Imad Mohammed Nazar profile photo

A Skadden-trained M&A lawyer, Imad advised on cross-border transactions and contractual risk before moving into legal AI. He reviews GenieAI's output for compliance and enforceability across our 150+ supported jurisdictions, as well as facilitating external benchmarking.

Jurisdiction

United States

Publisher

GenieAI

Sector

Business

Cost

Free to use

Last updated

About the Stock Grant Agreement

A Stock Grant Agreement is a legal contract that formalizes the transfer of company shares to employees, executives, or other service providers as part of an equity compensation package. This document creates binding obligations between the company and the recipient while ensuring compliance with complex federal securities laws and tax regulations that govern equity compensation in the United States.

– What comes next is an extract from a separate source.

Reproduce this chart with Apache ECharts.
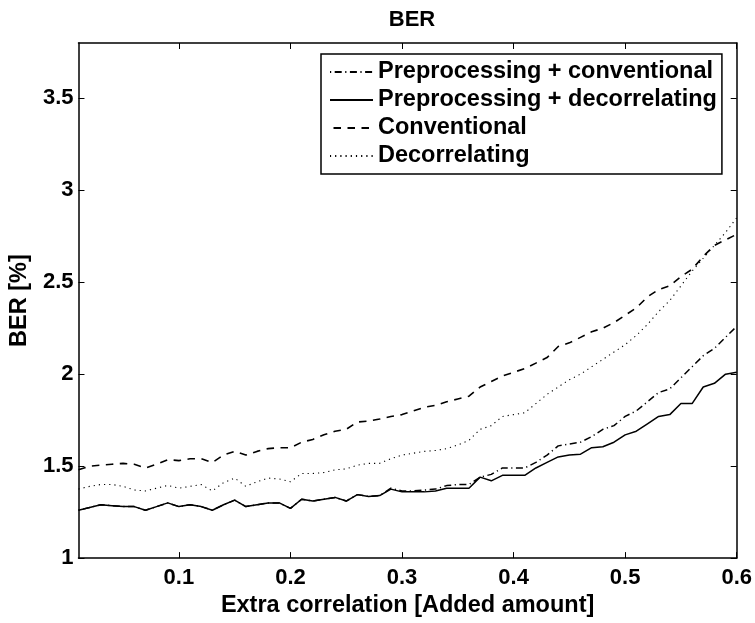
<!DOCTYPE html>
<html>
<head>
<meta charset="utf-8">
<script src="https://cdn.jsdelivr.net/npm/echarts@6/dist/echarts.min.js"></script>
<style>
html,body{margin:0;padding:0;background:#fff;}
#chart{width:755px;height:623px;}
</style>
</head>
<body>
<div id="chart"></div>
<script>
const xValues = [0.01,0.02,0.03,0.04,0.05,0.06,0.07,0.08,0.09,0.10,
  0.11,0.12,0.13,0.14,0.15,0.16,0.17,0.18,0.19,0.20,
  0.21,0.22,0.23,0.24,0.25,0.26,0.27,0.28,0.29,0.30,
  0.31,0.32,0.33,0.34,0.35,0.36,0.37,0.38,0.39,0.40,
  0.41,0.42,0.43,0.44,0.45,0.46,0.47,0.48,0.49,0.50,
  0.51,0.52,0.53,0.54,0.55,0.56,0.57,0.58,0.59,0.60];

const preConventional = [1.26,1.275,1.29,1.285,1.28,1.28,1.26,1.28,1.30,1.28,
  1.29,1.28,1.26,1.29,1.315,1.28,1.29,1.30,1.30,1.27,
  1.32,1.31,1.32,1.33,1.31,1.345,1.335,1.34,1.38,1.365,
  1.365,1.37,1.375,1.394,1.40,1.40,1.44,1.455,1.49,1.49,
  1.49,1.52,1.56,1.61,1.62,1.63,1.66,1.70,1.72,1.77,
  1.80,1.85,1.90,1.92,1.98,2.04,2.10,2.14,2.20,2.26];

const preDecorrelating = [1.26,1.275,1.29,1.285,1.28,1.28,1.26,1.28,1.30,1.28,
  1.29,1.28,1.26,1.29,1.315,1.28,1.29,1.30,1.30,1.27,
  1.32,1.31,1.32,1.33,1.31,1.345,1.335,1.34,1.375,1.36,
  1.36,1.36,1.365,1.38,1.38,1.38,1.44,1.42,1.45,1.45,
  1.45,1.49,1.52,1.55,1.56,1.565,1.60,1.605,1.63,1.67,
  1.69,1.73,1.77,1.78,1.84,1.84,1.93,1.95,2.00,2.01];

const conventional = [1.48,1.50,1.505,1.51,1.515,1.51,1.49,1.51,1.535,1.53,
  1.54,1.54,1.52,1.56,1.58,1.56,1.58,1.595,1.60,1.60,
  1.63,1.645,1.67,1.69,1.70,1.74,1.745,1.756,1.77,1.78,
  1.80,1.82,1.83,1.85,1.865,1.88,1.93,1.96,1.99,2.01,
  2.03,2.06,2.09,2.15,2.17,2.20,2.23,2.25,2.28,2.32,
  2.36,2.42,2.46,2.48,2.53,2.57,2.64,2.70,2.73,2.76];

const decorrelating = [1.375,1.39,1.40,1.40,1.39,1.37,1.365,1.38,1.395,1.38,
  1.39,1.40,1.365,1.41,1.435,1.39,1.415,1.435,1.43,1.415,
  1.46,1.46,1.465,1.48,1.485,1.505,1.515,1.515,1.54,1.56,
  1.57,1.58,1.585,1.595,1.615,1.64,1.70,1.72,1.77,1.78,
  1.79,1.84,1.89,1.93,1.97,2.00,2.04,2.08,2.12,2.16,
  2.21,2.27,2.34,2.40,2.48,2.56,2.63,2.70,2.77,2.85];

const seriesNames = ['Preprocessing + conventional','Preprocessing + decorrelating','Conventional','Decorrelating'];
const xTicks = [0.1,0.2,0.3,0.4,0.5,0.6];
const yTicks = [1,1.5,2,2.5,3,3.5];

const FONT = 'Liberation Sans';
const axisLineStyle = {color:'#000', width:1.5};
const tickStyle = {color:'#000', width:1};

function pairs(arr){ return xValues.map((x,i)=>[x, arr[i]]); }

const chart = echarts.init(document.getElementById('chart'), null, {renderer:'canvas'});
chart.setOption({
  animation:false,
  backgroundColor:'#fff',
  title:{
    text:'BER', left:407, top:4, textAlign:'center',
    textStyle:{fontFamily:FONT, fontWeight:'bold', fontSize:22, color:'#000'}
  },
  grid:{left:77, right:18, top:43, bottom:60},
  legend:{
    orient:'vertical', left:321, top:54,
    padding:[6,5,6,8], itemGap:4, itemWidth:43, itemHeight:14,
    borderColor:'#000', borderWidth:1.5, backgroundColor:'#fff',
    itemStyle:{color:'rgba(0,0,0,0)', borderWidth:0, opacity:0},
    textStyle:{fontFamily:FONT, fontWeight:'bold', fontSize:23.5, color:'#000', lineHeight:24},
    data:seriesNames
  },
  xAxis:[{
    type:'value', min:0.01, max:0.6, position:'bottom',
    axisLine:{show:true, onZero:false, lineStyle:axisLineStyle},
    axisTick:{show:true, inside:true, length:6, customValues:xTicks, lineStyle:tickStyle},
    axisLabel:{customValues:xTicks, margin:9, fontFamily:FONT, fontWeight:'bold', fontSize:22, color:'#000'},
    splitLine:{show:false},
    name:'Extra correlation [Added amount]', nameLocation:'middle', nameGap:32,
    nameTextStyle:{fontFamily:FONT, fontWeight:'bold', fontSize:23.5, color:'#000'}
  },{
    type:'value', min:0.01, max:0.6, position:'top',
    axisLine:{show:true, onZero:false, lineStyle:axisLineStyle},
    axisTick:{show:true, inside:true, length:6, customValues:xTicks, lineStyle:tickStyle},
    axisLabel:{show:false}, splitLine:{show:false}
  }],
  yAxis:[{
    type:'value', min:1, max:3.8, position:'left',
    axisLine:{show:true, onZero:false, lineStyle:axisLineStyle},
    axisTick:{show:true, inside:true, length:6, customValues:yTicks, lineStyle:tickStyle},
    axisLabel:{customValues:yTicks, margin:5, fontFamily:FONT, fontWeight:'bold', fontSize:22, color:'#000'},
    splitLine:{show:false},
    name:'BER [%]', nameLocation:'middle', nameGap:43,
    nameTextStyle:{fontFamily:FONT, fontWeight:'bold', fontSize:23.5, color:'#000'}
  },{
    type:'value', min:1, max:3.8, position:'right',
    axisLine:{show:true, onZero:false, lineStyle:axisLineStyle},
    axisTick:{show:true, inside:true, length:6, customValues:yTicks, lineStyle:tickStyle},
    axisLabel:{show:false}, splitLine:{show:false}
  }],
  series:[
    {name:seriesNames[0], type:'line', data:pairs(preConventional), symbol:'none',
     lineStyle:{color:'#000', width:1.5, type:[7,3.5,1.2,3.5], dashOffset:10.5}, itemStyle:{color:'#000'}},
    {name:seriesNames[1], type:'line', data:pairs(preDecorrelating), symbol:'none',
     lineStyle:{color:'#000', width:1.5, type:'solid'}, itemStyle:{color:'#000'}},
    {name:seriesNames[2], type:'line', data:pairs(conventional), symbol:'none',
     lineStyle:{color:'#000', width:1.6, type:[7.5,6.5]}, itemStyle:{color:'#000'}},
    {name:seriesNames[3], type:'line', data:pairs(decorrelating), symbol:'none',
     lineStyle:{color:'#000', width:1.1, type:[1.2,4]}, itemStyle:{color:'#000'}}
  ]
});
</script>
</body>
</html>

When do you need this document?

You need a Stock Grant Agreement when your company wants to grant actual shares (rather than stock options) to employees, consultants, or advisors. This is particularly common in startup environments where companies use equity grants to attract talent when cash compensation may be limited. Established companies also use stock grants for executive compensation packages, long-term incentive programs, or retention bonuses for key personnel. Unlike stock options, these grants provide immediate ownership rights subject to vesting conditions, making them valuable for recipients who want actual equity stakes in the company.

Key legal considerations

The agreement must carefully address several critical legal elements to protect both parties and ensure regulatory compliance. Vesting provisions determine when the recipient gains full ownership rights, typically following a time-based schedule or performance milestones that prevent immediate departure after receiving shares. Transfer restrictions are essential to maintain control over share ownership and often include rights of first refusal, drag-along provisions, and restrictions on sales to competitors. Tax provisions must clearly outline the recipient's obligations under Section 83 of the Internal Revenue Code, including the option to make an 83(b) election within 30 days of the grant to potentially minimize future tax liability. Termination clauses specify what happens to unvested shares if employment ends, whether through voluntary departure, termination for cause, or death and disability scenarios.

Legal requirements in United States

Stock Grant Agreements must comply with multiple layers of federal and state regulation that govern securities transactions and employment relationships. Under federal securities laws, including the Securities Act of 1933 and Securities Exchange Act of 1934, companies must ensure proper exemptions exist for the share grants, often relying on SEC Rule 701 for employee benefit plans or Rule 506 for private placements. The Internal Revenue Code imposes specific timing and valuation requirements, particularly Section 409A regarding deferred compensation and Section 83 covering property transfers for services. State Blue Sky Laws add additional compliance layers, requiring companies to verify that share grants meet state-specific exemptions or registration requirements in each state where recipients reside. ERISA considerations may apply if the grants are part of an employee benefit plan, and corporate law requirements vary by state of incorporation, with Delaware General Corporation Law being most common for corporations. Companies must also consider employment law implications, including proper classification of recipients and compliance with wage and hour regulations in relevant states.